使用が長期化すると副作用が生じやすくなる。

タクロリムス

シクロスポリンと同様

この薬はシクロスポリンと非常に近い関係にあり、いくつかの副作用を共有する。

生物学的製剤および関連薬剤

インフリキシマブ

インフュージョンリアクション、感染症、がん、腹痛、肝機能障害、白血球数の減少

インフュージョンリアクションとは、注入中にすぐに生じる可能性がある副作用(発熱、悪寒、吐き気、頭痛、かゆみ、発疹、じんま疹、血圧低下、呼吸困難など)のことをいう。

治療を開始する前に結核とB型肝炎のスクリーニング検査を受ける必要がある。

アダリムマブ

注射部位の痛みやかゆみ(過敏反応)、頭痛、感染症、がん

副作用はインフリキシマブと同様であるが、アダリムマブは皮下組織に注射(皮下投与)されるため、インフュージョンリアクションを起こさない。

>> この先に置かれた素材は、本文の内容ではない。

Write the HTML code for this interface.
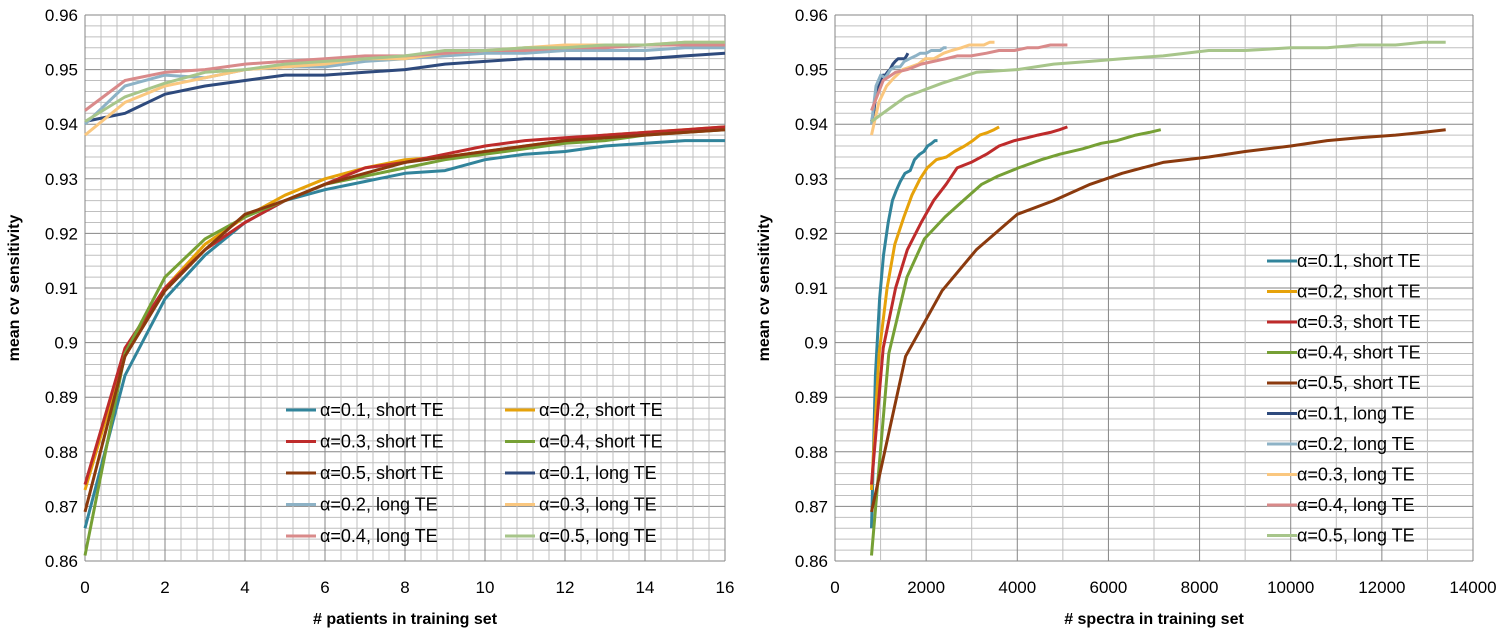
<!DOCTYPE html>
<html><head><meta charset="utf-8">
<style>
html,body{margin:0;padding:0;background:#fff;}
svg{display:block;font-family:"Liberation Sans",sans-serif;}
</style></head>
<body>
<svg id="chart" width="1505" height="633" viewBox="0 0 1505 633" xmlns="http://www.w3.org/2000/svg"></svg>
<script>
const seriesNames = ["α=0.1, short TE","α=0.2, short TE","α=0.3, short TE","α=0.4, short TE","α=0.5, short TE","α=0.1, long TE","α=0.2, long TE","α=0.3, long TE","α=0.4, long TE","α=0.5, long TE"];
const seriesColors = ["#31849B","#E6A20A","#BE2B2B","#76A035","#8B3A0E","#2E4A7D","#8DB2C6","#FAC77F","#D98A8A","#A7C58A"];
const patients = [0,1,2,3,4,5,6,7,8,9,10,11,12,13,14,15,16];
const sens01s = [0.866,0.894,0.908,0.916,0.922,0.926,0.928,0.9295,0.931,0.9315,0.9335,0.9345,0.935,0.936,0.9365,0.937,0.937];
const sens02s = [0.873,0.898,0.910,0.918,0.923,0.927,0.930,0.932,0.9335,0.934,0.935,0.936,0.937,0.938,0.9385,0.939,0.9395];
const sens03s = [0.874,0.899,0.910,0.917,0.922,0.926,0.929,0.932,0.933,0.9345,0.936,0.937,0.9375,0.938,0.9385,0.939,0.9395];
const sens04s = [0.861,0.898,0.912,0.919,0.923,0.926,0.929,0.9305,0.932,0.9335,0.9345,0.9355,0.9365,0.937,0.938,0.9385,0.939];
const sens05s = [0.869,0.8975,0.9095,0.917,0.9235,0.926,0.929,0.931,0.933,0.934,0.935,0.936,0.937,0.9375,0.938,0.9385,0.939];
const sens01l = [0.9405,0.942,0.9455,0.947,0.948,0.949,0.949,0.9495,0.950,0.951,0.9515,0.952,0.952,0.952,0.952,0.9525,0.953];
const sens02l = [0.940,0.947,0.949,0.9485,0.950,0.9505,0.9505,0.9515,0.952,0.9525,0.953,0.953,0.9535,0.9535,0.9535,0.954,0.954];
const sens03l = [0.938,0.944,0.947,0.9485,0.950,0.9505,0.951,0.952,0.952,0.953,0.9535,0.954,0.9545,0.9545,0.9545,0.955,0.955];
const sens04l = [0.9425,0.948,0.9495,0.950,0.951,0.9515,0.952,0.9525,0.9525,0.953,0.9535,0.9535,0.954,0.954,0.9545,0.9545,0.9545];
const sens05l = [0.9405,0.945,0.9475,0.9495,0.950,0.951,0.9515,0.952,0.9525,0.9535,0.9535,0.954,0.954,0.9545,0.9545,0.955,0.955];
const spec01s = [800,887,978,1065,1168,1260,1352,1434,1537,1651,1744,1858,1951,2031,2124,2192,2250];
const spec02s = [800,968,1144,1312,1511,1688,1867,2024,2222,2444,2623,2844,3023,3177,3356,3488,3600];
const spec03s = [800,1058,1329,1587,1892,2163,2438,2679,2984,3324,3599,3939,4214,4451,4726,4928,5100];
const spec04s = [800,1181,1581,1962,2413,2813,3219,3575,4026,4527,4934,5436,5842,6191,6598,6896,7150];
const spec05s = [800,1550,2350,3100,4000,4800,5600,6300,7200,8200,9000,10000,10800,11500,12300,12900,13400];
const spec01l = [800,848,898,946,1003,1054,1105,1150,1206,1270,1321,1384,1435,1479,1530,1568,1600];
const spec02l = [800,899,1003,1102,1219,1323,1429,1521,1638,1769,1874,2005,2110,2201,2306,2384,2450];
const spec03l = [800,962,1132,1294,1486,1656,1829,1980,2172,2385,2558,2771,2944,3092,3265,3392,3500];
const spec04l = [800,1058,1329,1587,1892,2163,2438,2679,2984,3324,3599,3939,4214,4451,4726,4928,5100];
const spec05l = [800,1550,2350,3100,4000,4800,5600,6300,7200,8200,9000,10000,10800,11500,12300,12900,13400];
const yTicks = ["0.86","0.87","0.88","0.89","0.9","0.91","0.92","0.93","0.94","0.95","0.96"];
const xTicksL = ["0","2","4","6","8","10","12","14","16"];
const xTicksR = ["0","2000","4000","6000","8000","10000","12000","14000"];

const sensAll = [sens01s,sens02s,sens03s,sens04s,sens05s,sens01l,sens02l,sens03l,sens04l,sens05l];
const specAll = [spec01s,spec02s,spec03s,spec04s,spec05s,spec01l,spec02l,spec03l,spec04l,spec05l];

const NS="http://www.w3.org/2000/svg";
const svg=document.getElementById('chart');
function mk(tag,attrs,parent){const e=document.createElementNS(NS,tag);for(const k in attrs)e.setAttribute(k,attrs[k]);(parent||svg).appendChild(e);return e;}

const Y0=561,Y1=15,YMIN=0.86,YMAX=0.96;
const yScale=v=>Y0-(v-YMIN)/(YMAX-YMIN)*(Y0-Y1);

function panel(name,left,right,xmax,xMinorStep,xMajorStep,xTicks,xs,title,legendFn){
  const g=mk('g',{});
  
  
  const xScale=v=>left+v/xmax*(right-left);
  for(let i=0;i<=50;i++){const v=YMIN+i*0.002;const y=yScale(v);
    mk('line',{x1:left,x2:right,y1:y,y2:y,stroke:i%5==0?'#868686':'#BFBFBF','stroke-width':1},g);}
  for(let v=0;v<=xmax+1e-9;v+=xMinorStep){const x=xScale(v);const major=Math.abs(v/xMajorStep-Math.round(v/xMajorStep))<1e-6;
    mk('line',{x1:x,x2:x,y1:Y1,y2:Y0,stroke:major?'#868686':'#BFBFBF','stroke-width':1},g);}
  yTicks.forEach(t=>{const tx=mk('text',{x:left-7,y:yScale(parseFloat(t))+6,'text-anchor':'end','font-size':17,fill:'#000'},g);tx.textContent=t;
    
    });
  xTicks.forEach(t=>{const tx=mk('text',{x:xScale(parseFloat(t)),y:Y0+32,'text-anchor':'middle','font-size':17,fill:'#000'},g);tx.textContent=t;
    
    });
  sensAll.forEach((ys,i)=>{const xv=xs(i);
    const pts=ys.map((v,k)=>xScale(xv[k]).toFixed(1)+','+yScale(v).toFixed(1)).join(' ');
    const pl=mk('polyline',{points:pts,fill:'none',stroke:seriesColors[i],'stroke-width':3,'stroke-linejoin':'round'},g);
    
    });
  const yt=mk('text',{x:0,y:0,transform:`translate(${left-66},${(Y0+Y1)/2}) rotate(-90)`,'text-anchor':'middle','font-size':16,'font-weight':'bold',fill:'#000'},g);
  yt.textContent='mean cv sensitivity';
  
  
  const xt=mk('text',{x:(left+right)/2,y:624,'text-anchor':'middle','font-size':16,'font-weight':'bold',fill:'#000'},g);
  xt.textContent=title;
  
  
  legendFn(g);
}

panel('left-chart',85,725,16,0.4,2,xTicksL,()=>patients,'# patients in training set',g=>{
  const lg=mk('g',{},g);
  
  
  seriesNames.forEach((n,i)=>{const col=i%2,row=Math.floor(i/2);
    const x=286+col*219,y=410+row*31.5;
    const e=mk('g',{},lg);
    
    
    mk('line',{x1:x,x2:x+30,y1:y,y2:y,stroke:seriesColors[i],'stroke-width':3},e);
    const t=mk('text',{x:x+34,y:y+6,'font-size':18,fill:'#000'},e);t.textContent=n;});
});
panel('right-chart',835,1473,14000,1000,2000,xTicksR,i=>specAll[i],'# spectra in training set',g=>{
  const lg=mk('g',{},g);
  
  
  seriesNames.forEach((n,i)=>{const x=1267,y=261+i*30.5;
    const e=mk('g',{},lg);
    
    
    mk('line',{x1:x,x2:x+30,y1:y,y2:y,stroke:seriesColors[i],'stroke-width':3},e);
    const t=mk('text',{x:x+30,y:y+6,'font-size':18,fill:'#000'},e);t.textContent=n;});
});
</script>
</body></html>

注射部位に生じるその他の過敏反応としては、発疹やじんま疹などがある。より重度の過敏反応が起きる可能性もある。

ゴリムマブ

皮下投与の場合に注射部位の痛みやかゆみ(過敏反応)、感染症、がん

副作用はインフリキシマブと同様である。

皮下投与の場合、インフュージョンリアクションは起きない。

注射部位に生じるその他の過敏反応としては、発疹やじんま疹などがある。より重度の過敏反応が起きる可能性もある。

オザニモド

上気道感染症、頭痛、肝臓の炎症

この薬剤は、モノアミン酸化酵素阻害薬(セレギリン、フェネルジン[phenelzine]、リネゾリドなど)を服用している人は使用すべきではありません。

トファシチニブ

下痢、コレステロール値の上昇、頭痛、帯状疱疹ウイルス感染症、かぜのような症状、発疹、上気道感染症、肺塞栓症

治療を開始する前に結核のスクリーニング検査を受ける必要がある。

ベドリズマブ

感染症、過敏反応、かぜ(感冒)

進行性多巣性白質脳症(PML)のリスクがごくまれにある。

ウステキヌマブ

注射部位反応(痛み、発赤、腫れ)、かぜのような症状、悪寒、頭痛、疲労感、下痢、腰痛、排尿時の痛み、発疹、かゆみ

がんのリスクが高くなる可能性がある。皮膚がんの一種である扁平上皮がんが発生することがある。

脳が腫れる病気(可逆性後頭葉白質脳症)が発生することがある。